Given instruction - Transcribe everything in the data word for word. Pictures are left out.

......

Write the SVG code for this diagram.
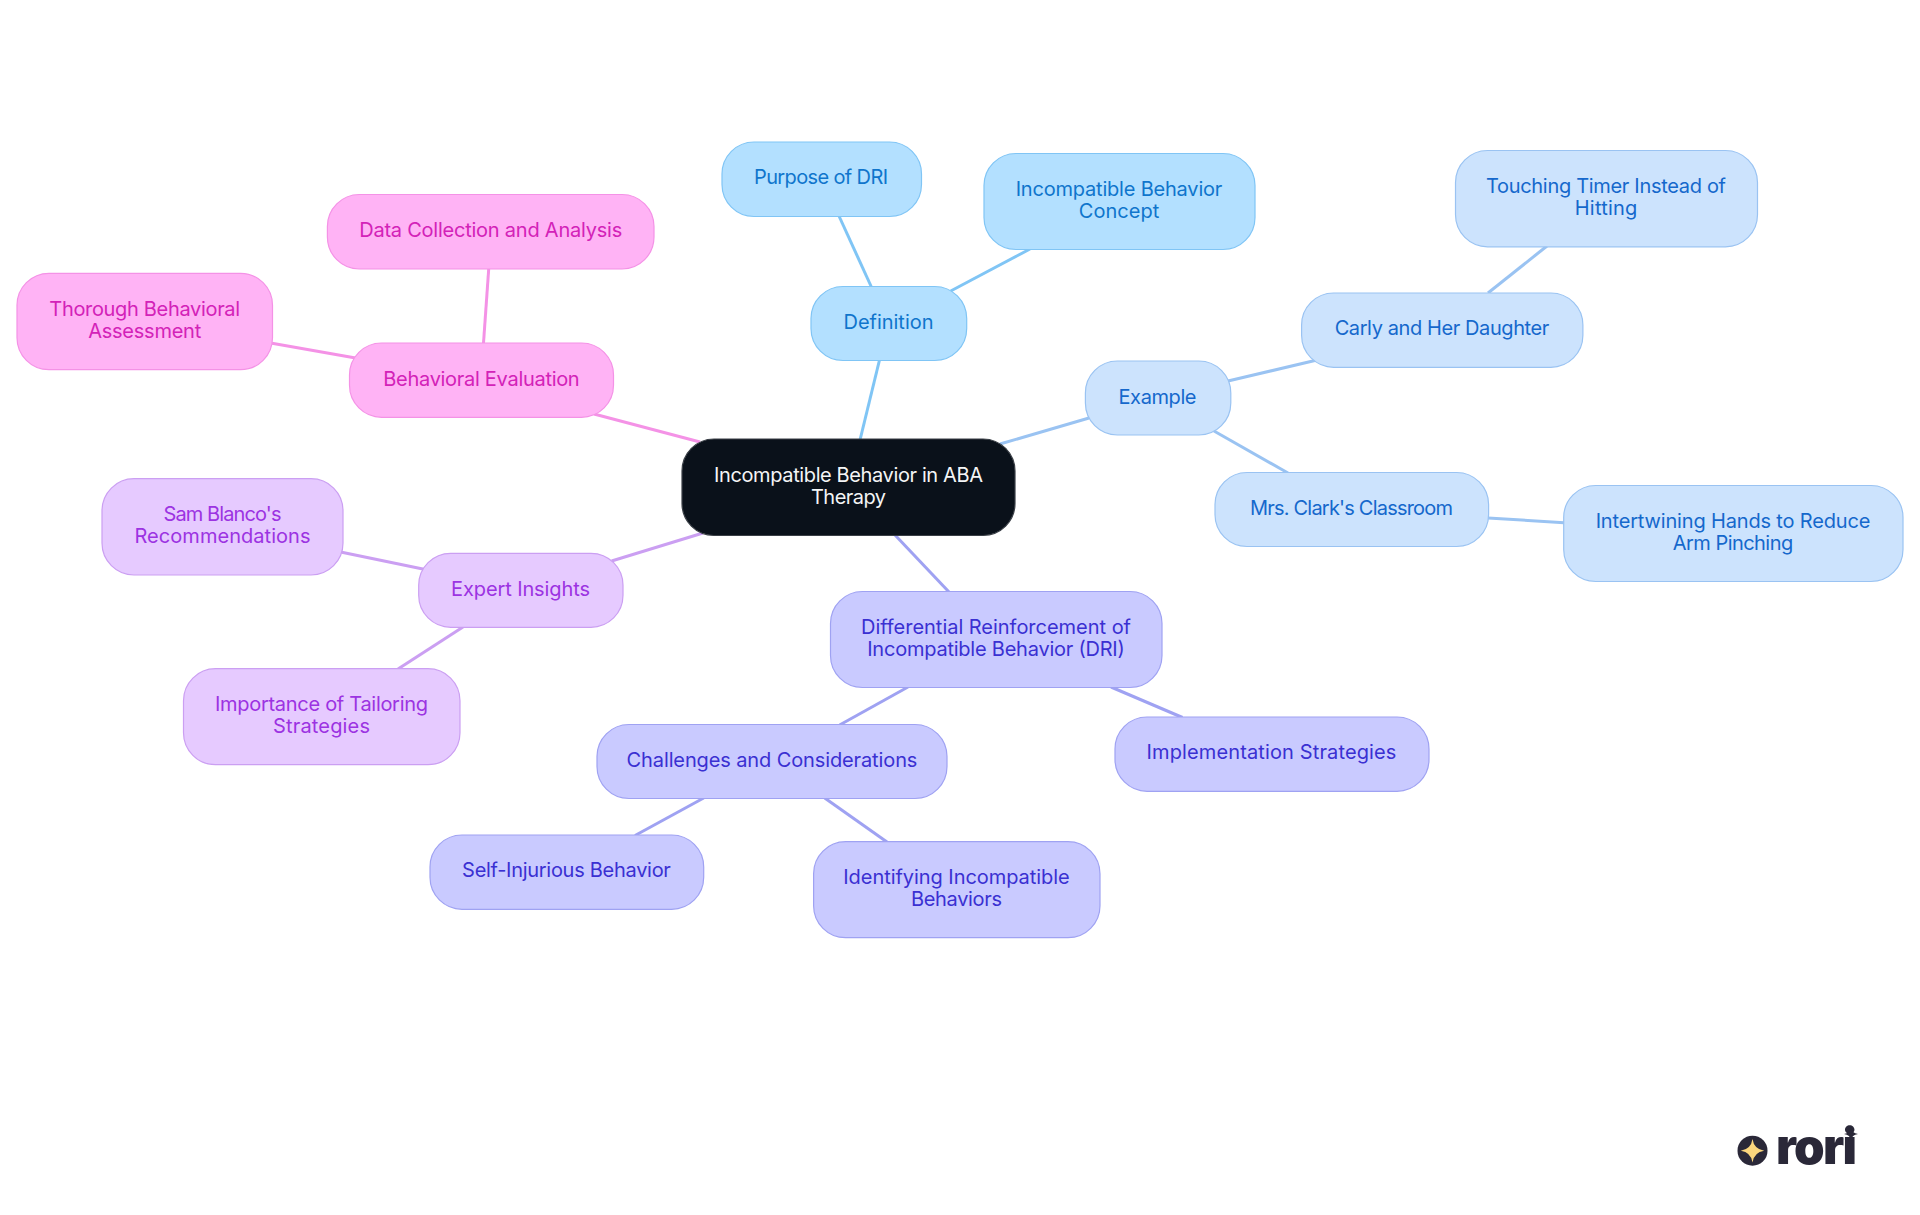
<svg xmlns="http://www.w3.org/2000/svg" width="1920" height="1215" viewBox="0 0 1920 1215">
<defs><style>
text{font-family:"Inter","Noto Sans","Liberation Sans",sans-serif;font-size:20px;text-anchor:middle;font-weight:400}
rect{stroke-width:1.2}
#connectors line{stroke-width:3;fill:none}
.root rect{fill:#0a111a;stroke:#3a3f46}.root text{fill:#f4f5f6}
.a rect{fill:#b3e0ff;stroke:#80c5f5}.a text{fill:#0f75cc}
.al{stroke:#80c5f5}
.b rect{fill:#cce3fd;stroke:#9ac3f2}.b text{fill:#1568cc}
.bl{stroke:#9ac3f2}
.c rect{fill:#c9caff;stroke:#9fa2f2}.c text{fill:#3a30d2}
.cl{stroke:#9fa2f2}
.d rect{fill:#e6caff;stroke:#cb9ff2}.d text{fill:#9c33e2}
.dl{stroke:#cb9ff2}
.e rect{fill:#ffb3f5;stroke:#f492e6}.e text{fill:#d322b8}
.el{stroke:#f492e6}
#logo text{font-size:49px;font-weight:900;fill:#2a2838}
</style></defs>
<rect width="1920" height="1215" fill="#ffffff" stroke="none"/>
<g id="connectors">
<line class="al" x1="879.5" y1="360" x2="860" y2="440"/>
<line class="al" x1="839" y1="216" x2="871.4" y2="287"/>
<line class="al" x1="1030" y1="249" x2="950.7" y2="291"/>
<line class="bl" x1="1000" y1="444" x2="1089" y2="418"/>
<line class="bl" x1="1228" y1="381" x2="1317" y2="360"/>
<line class="bl" x1="1214" y1="431" x2="1288" y2="473"/>
<line class="bl" x1="1547" y1="246" x2="1488" y2="293"/>
<line class="bl" x1="1488" y1="518" x2="1564" y2="522.7"/>
<line class="cl" x1="895" y1="535" x2="949" y2="592"/>
<line class="cl" x1="908" y1="687" x2="839.6" y2="725"/>
<line class="cl" x1="1111" y1="687" x2="1182.5" y2="717.5"/>
<line class="cl" x1="703.7" y1="798" x2="635" y2="835.5"/>
<line class="cl" x1="824.7" y1="798" x2="887" y2="842"/>
<line class="dl" x1="703" y1="533" x2="611.6" y2="561"/>
<line class="dl" x1="341.8" y1="552.3" x2="424" y2="569.3"/>
<line class="dl" x1="463" y1="627" x2="398" y2="669"/>
<line class="el" x1="700" y1="442" x2="594" y2="414"/>
<line class="el" x1="488.7" y1="269" x2="483.5" y2="343"/>
<line class="el" x1="272" y1="343.3" x2="355.6" y2="358"/>
</g>
<g id="root" class="root"><rect x="682" y="439" width="333" height="96.5" rx="32"/><text x="848.5" y="481.7" textLength="269">Incompatible Behavior in ABA</text><text x="848.5" y="504" textLength="75">Therapy</text></g>
<g id="definition" class="a"><rect x="811" y="286.5" width="155.7" height="74" rx="32"/><text x="888.5" y="329" textLength="90">Definition</text></g>
<g id="purpose" class="a"><rect x="722" y="142" width="199.5" height="74.5" rx="32"/><text x="821" y="184" textLength="134">Purpose of DRI</text></g>
<g id="concept" class="a"><rect x="984" y="153.5" width="271" height="96" rx="32"/><text x="1119" y="196" textLength="206.7">Incompatible Behavior</text><text x="1119" y="218.3" textLength="80.4">Concept</text></g>
<g id="example" class="b"><rect x="1085.4" y="361" width="145.4" height="74" rx="32"/><text x="1157.5" y="404" textLength="78">Example</text></g>
<g id="carly" class="b"><rect x="1301.6" y="293" width="281.3" height="74.3" rx="32"/><text x="1442" y="335" textLength="214.7">Carly and Her Daughter</text></g>
<g id="touching" class="b"><rect x="1455.5" y="150.5" width="302" height="96.3" rx="32"/><text x="1606" y="193" textLength="240">Touching Timer Instead of</text><text x="1606" y="215.3" textLength="62.4">Hitting</text></g>
<g id="clark" class="b"><rect x="1215" y="472.5" width="273.6" height="74" rx="32"/><text x="1351.5" y="515" textLength="203">Mrs. Clark's Classroom</text></g>
<g id="intertwining" class="b"><rect x="1563.7" y="485.5" width="339.3" height="96" rx="32"/><text x="1733" y="528" textLength="274.7">Intertwining Hands to Reduce</text><text x="1733" y="550.3" textLength="120.4">Arm Pinching</text></g>
<g id="dri" class="c"><rect x="830.5" y="591.5" width="331.5" height="96" rx="32"/><text x="996" y="634" textLength="270">Differential Reinforcement of</text><text x="996" y="656.3" textLength="257.6">Incompatible Behavior (DRI)</text></g>
<g id="implementation" class="c"><rect x="1115" y="717" width="314" height="74.3" rx="32"/><text x="1271.5" y="759" textLength="249.8">Implementation Strategies</text></g>
<g id="challenges" class="c"><rect x="597" y="724.5" width="350" height="74" rx="32"/><text x="772" y="767" textLength="290.8">Challenges and Considerations</text></g>
<g id="selfinjurious" class="c"><rect x="430" y="835" width="273.7" height="74.3" rx="32"/><text x="566.5" y="877" textLength="208.8">Self-Injurious Behavior</text></g>
<g id="identifying" class="c"><rect x="813.6" y="841.7" width="286.4" height="96" rx="32"/><text x="956.5" y="884" textLength="226.4">Identifying Incompatible</text><text x="956.5" y="906.3" textLength="91">Behaviors</text></g>
<g id="expert" class="d"><rect x="418.7" y="553.3" width="204.3" height="74" rx="32"/><text x="520.5" y="596" textLength="139">Expert Insights</text></g>
<g id="sam" class="d"><rect x="102" y="478.7" width="241" height="96.3" rx="32"/><text x="222.5" y="521" textLength="118">Sam Blanco's</text><text x="222.5" y="543.3" textLength="176">Recommendations</text></g>
<g id="importance" class="d"><rect x="183.5" y="668.7" width="276.5" height="96" rx="32"/><text x="321.5" y="711" textLength="213">Importance of Tailoring</text><text x="321.5" y="733.3" textLength="97">Strategies</text></g>
<g id="behavioral" class="e"><rect x="349.5" y="343" width="264" height="74.3" rx="32"/><text x="481.5" y="385.5" textLength="196.4">Behavioral Evaluation</text></g>
<g id="data" class="e"><rect x="327.4" y="194.5" width="326.6" height="74.5" rx="32"/><text x="490.7" y="237" textLength="263">Data Collection and Analysis</text></g>
<g id="thorough" class="e"><rect x="17" y="273.3" width="255.5" height="96.4" rx="32"/><text x="144.7" y="316" textLength="190.8">Thorough Behavioral</text><text x="144.7" y="338.3" textLength="113">Assessment</text></g>
<g id="logo">
<circle cx="1752.5" cy="1150.7" r="15" fill="#2a2838"/>
<path d="M1752.5 1139Q1754 1149.2 1764.2 1150.7Q1754 1152.2 1752.5 1162.4Q1751 1152.2 1740.8 1150.7Q1751 1149.2 1752.5 1139Z" fill="#fbd67d"/>
<text x="1816.5" y="1164" textLength="81">rori</text>
<path d="M1851 1127Q1851.7 1133.3 1858 1134Q1851.7 1134.7 1851 1141Q1850.3 1134.7 1844 1134Q1850.3 1133.3 1851 1127Z" fill="#2a2838"/>
</g>
</svg>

......

Solution to the problem -
Write the SVG code for this diagram.
<svg xmlns="http://www.w3.org/2000/svg" width="1920" height="1215" viewBox="0 0 1920 1215">
<defs><style>
text{font-family:"Inter","Noto Sans","Liberation Sans",sans-serif;font-size:20px;text-anchor:middle;font-weight:400}
rect{stroke-width:1.2}
#connectors line{stroke-width:3;fill:none}
.root rect{fill:#0a111a;stroke:#3a3f46}.root text{fill:#f4f5f6}
.a rect{fill:#b3e0ff;stroke:#80c5f5}.a text{fill:#0f75cc}
.al{stroke:#80c5f5}
.b rect{fill:#cce3fd;stroke:#9ac3f2}.b text{fill:#1568cc}
.bl{stroke:#9ac3f2}
.c rect{fill:#c9caff;stroke:#9fa2f2}.c text{fill:#3a30d2}
.cl{stroke:#9fa2f2}
.d rect{fill:#e6caff;stroke:#cb9ff2}.d text{fill:#9c33e2}
.dl{stroke:#cb9ff2}
.e rect{fill:#ffb3f5;stroke:#f492e6}.e text{fill:#d322b8}
.el{stroke:#f492e6}
#logo text{font-size:49px;font-weight:900;fill:#2a2838}
</style></defs>
<rect width="1920" height="1215" fill="#ffffff" stroke="none"/>
<g id="connectors">
<line class="al" x1="879.5" y1="360" x2="860" y2="440"/>
<line class="al" x1="839" y1="216" x2="871.4" y2="287"/>
<line class="al" x1="1030" y1="249" x2="950.7" y2="291"/>
<line class="bl" x1="1000" y1="444" x2="1089" y2="418"/>
<line class="bl" x1="1228" y1="381" x2="1317" y2="360"/>
<line class="bl" x1="1214" y1="431" x2="1288" y2="473"/>
<line class="bl" x1="1547" y1="246" x2="1488" y2="293"/>
<line class="bl" x1="1488" y1="518" x2="1564" y2="522.7"/>
<line class="cl" x1="895" y1="535" x2="949" y2="592"/>
<line class="cl" x1="908" y1="687" x2="839.6" y2="725"/>
<line class="cl" x1="1111" y1="687" x2="1182.5" y2="717.5"/>
<line class="cl" x1="703.7" y1="798" x2="635" y2="835.5"/>
<line class="cl" x1="824.7" y1="798" x2="887" y2="842"/>
<line class="dl" x1="703" y1="533" x2="611.6" y2="561"/>
<line class="dl" x1="341.8" y1="552.3" x2="424" y2="569.3"/>
<line class="dl" x1="463" y1="627" x2="398" y2="669"/>
<line class="el" x1="700" y1="442" x2="594" y2="414"/>
<line class="el" x1="488.7" y1="269" x2="483.5" y2="343"/>
<line class="el" x1="272" y1="343.3" x2="355.6" y2="358"/>
</g>
<g id="root" class="root"><rect x="682" y="439" width="333" height="96.5" rx="32"/><text x="848.5" y="481.7" textLength="269">Incompatible Behavior in ABA</text><text x="848.5" y="504" textLength="75">Therapy</text></g>
<g id="definition" class="a"><rect x="811" y="286.5" width="155.7" height="74" rx="32"/><text x="888.5" y="329" textLength="90">Definition</text></g>
<g id="purpose" class="a"><rect x="722" y="142" width="199.5" height="74.5" rx="32"/><text x="821" y="184" textLength="134">Purpose of DRI</text></g>
<g id="concept" class="a"><rect x="984" y="153.5" width="271" height="96" rx="32"/><text x="1119" y="196" textLength="206.7">Incompatible Behavior</text><text x="1119" y="218.3" textLength="80.4">Concept</text></g>
<g id="example" class="b"><rect x="1085.4" y="361" width="145.4" height="74" rx="32"/><text x="1157.5" y="404" textLength="78">Example</text></g>
<g id="carly" class="b"><rect x="1301.6" y="293" width="281.3" height="74.3" rx="32"/><text x="1442" y="335" textLength="214.7">Carly and Her Daughter</text></g>
<g id="touching" class="b"><rect x="1455.5" y="150.5" width="302" height="96.3" rx="32"/><text x="1606" y="193" textLength="240">Touching Timer Instead of</text><text x="1606" y="215.3" textLength="62.4">Hitting</text></g>
<g id="clark" class="b"><rect x="1215" y="472.5" width="273.6" height="74" rx="32"/><text x="1351.5" y="515" textLength="203">Mrs. Clark's Classroom</text></g>
<g id="intertwining" class="b"><rect x="1563.7" y="485.5" width="339.3" height="96" rx="32"/><text x="1733" y="528" textLength="274.7">Intertwining Hands to Reduce</text><text x="1733" y="550.3" textLength="120.4">Arm Pinching</text></g>
<g id="dri" class="c"><rect x="830.5" y="591.5" width="331.5" height="96" rx="32"/><text x="996" y="634" textLength="270">Differential Reinforcement of</text><text x="996" y="656.3" textLength="257.6">Incompatible Behavior (DRI)</text></g>
<g id="implementation" class="c"><rect x="1115" y="717" width="314" height="74.3" rx="32"/><text x="1271.5" y="759" textLength="249.8">Implementation Strategies</text></g>
<g id="challenges" class="c"><rect x="597" y="724.5" width="350" height="74" rx="32"/><text x="772" y="767" textLength="290.8">Challenges and Considerations</text></g>
<g id="selfinjurious" class="c"><rect x="430" y="835" width="273.7" height="74.3" rx="32"/><text x="566.5" y="877" textLength="208.8">Self-Injurious Behavior</text></g>
<g id="identifying" class="c"><rect x="813.6" y="841.7" width="286.4" height="96" rx="32"/><text x="956.5" y="884" textLength="226.4">Identifying Incompatible</text><text x="956.5" y="906.3" textLength="91">Behaviors</text></g>
<g id="expert" class="d"><rect x="418.7" y="553.3" width="204.3" height="74" rx="32"/><text x="520.5" y="596" textLength="139">Expert Insights</text></g>
<g id="sam" class="d"><rect x="102" y="478.7" width="241" height="96.3" rx="32"/><text x="222.5" y="521" textLength="118">Sam Blanco's</text><text x="222.5" y="543.3" textLength="176">Recommendations</text></g>
<g id="importance" class="d"><rect x="183.5" y="668.7" width="276.5" height="96" rx="32"/><text x="321.5" y="711" textLength="213">Importance of Tailoring</text><text x="321.5" y="733.3" textLength="97">Strategies</text></g>
<g id="behavioral" class="e"><rect x="349.5" y="343" width="264" height="74.3" rx="32"/><text x="481.5" y="385.5" textLength="196.4">Behavioral Evaluation</text></g>
<g id="data" class="e"><rect x="327.4" y="194.5" width="326.6" height="74.5" rx="32"/><text x="490.7" y="237" textLength="263">Data Collection and Analysis</text></g>
<g id="thorough" class="e"><rect x="17" y="273.3" width="255.5" height="96.4" rx="32"/><text x="144.7" y="316" textLength="190.8">Thorough Behavioral</text><text x="144.7" y="338.3" textLength="113">Assessment</text></g>
<g id="logo">
<circle cx="1752.5" cy="1150.7" r="15" fill="#2a2838"/>
<path d="M1752.5 1139Q1754 1149.2 1764.2 1150.7Q1754 1152.2 1752.5 1162.4Q1751 1152.2 1740.8 1150.7Q1751 1149.2 1752.5 1139Z" fill="#fbd67d"/>
<text x="1816.5" y="1164" textLength="81">rori</text>
<path d="M1851 1127Q1851.7 1133.3 1858 1134Q1851.7 1134.7 1851 1141Q1850.3 1134.7 1844 1134Q1850.3 1133.3 1851 1127Z" fill="#2a2838"/>
</g>
</svg>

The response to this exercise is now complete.